In an octagonal nine-storey tower erected 200 years ago in memory of a nine-year-old martyr, 19th century frescoes depicting the life of Guru Nanak, the religion's founder, have been scraped off the walls and replaced by avocado green bathroom tiles.

The holiest spot in the complex is the Harimandir Sahib, the Abode of God, in the centre of the lake, reached by a 200-yard causeway. This is where the holy men sit continuously singing hymns, while devotees troop in and out. The upper part of the Harimandir gleams golden: the copper plates it is made of are thickly covered in gold leaf. The entire roof has recently been renovated by the Sikhs from Birmingham, a work that took four years to complete.

But experts in Sikh architecture charge that, in their zeal, the craftsmen hired by the Birmingham devotees have done irreparable damage to the roof, plastering cement over paintings which lay underneath the original copper sheets, thereby destroying them.

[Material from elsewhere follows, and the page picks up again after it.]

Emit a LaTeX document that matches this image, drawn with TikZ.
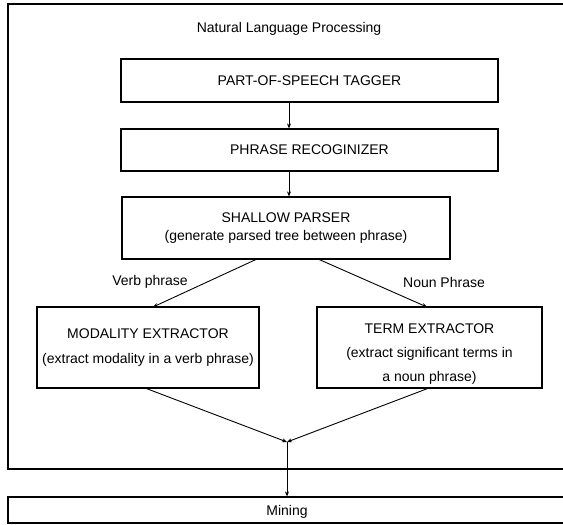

The Akal Takht is the other holy spot in the complex, the building to which the holy book, the Granth Sahib, is ritually carried every day.

The original structure, a delicate brick pavilion, was blown apart by Indian army tanks in 1984, when Indira Gandhi demanded that secessionist Sikh terrorists who had seized it should be killed. Afterwards the pavilion was razed to the ground and rebuilt - but the replacement is a hulking ferro-concrete building with none of the grace of the original.

The stream of believers and the singing of hymns ensure a serene mood inside. But the canopy suspended over the holy book, garish pink and fringed like a bedcover, alerts one to the fact that Sikh aesthetics are not what they once were.

Upstairs on scaffolding, Harbhajan Singh and his sons, local artisans, are painting the ceiling. Their work is precise and highly detailed, but the colours they use - cream and orange and blue and yellow and pink - would look more at home on a carousel in a fairground. "Did you have this colour scheme approved by the temple authorities?" I asked him. "No, no, I chose it myself," he replied. "I don't have to get permission from anyone. I've been painting here since 1955. Nobody tells me what to do."

For many years, educated Sikhs have kept quiet about the stealthy, well- intentioned desecration that is overtaking the Golden Temple and other of Sikhism's historical treasures. But now they are making their indignation known.

"These people are showing utter lack of sensitivity towards our heritage," says Patwant Singh, a noted authority on Sikh art and architecture. "Despite the resoluteness with which Sikhs have risen to every challenge, our generation has not been able to face the challenge of conserving its heritage."

Gurmeet Rai, an architectural historian who has made a systematic study of the historic buildings of Punjab for Unesco, said: "They are killing the essence of what the religion is. People are concerned - believers are concerned about it - but nobody is organised to make their voices heard."

The crux of the problem is the way the Golden Temple and all other historical gurudwaras - or temples - are run. The controlling body is an organisation called the Shiromani Gurudwara Parbandhak Committee (SGPC). But it is said to be riven by factional politics, and has no conservation experts to guide its policy.

Patwant Singh said: "The SGPC has more money than they know what to do with. They must stop all physical intervention by outside bodies like the Birmingham group. They have to establish that no historical gurudwaras will be touched unless the work is vetted by them."

Most of the Birmingham Sikhs have left Punjab now. One who remains, an elder named Mehnga Singh with a kindly face and a magnificent long white beard, complains of false accusations. "It was quite wrong to blame us for putting bathroom tiles in the Babar Atal," he said. "That was nothing to do with us. We only did the gold leaf work in the Haramandir. And we have nothing whatever to do with the SGPC."

Both SGPC spokesmen were out of town and unavailable for comment.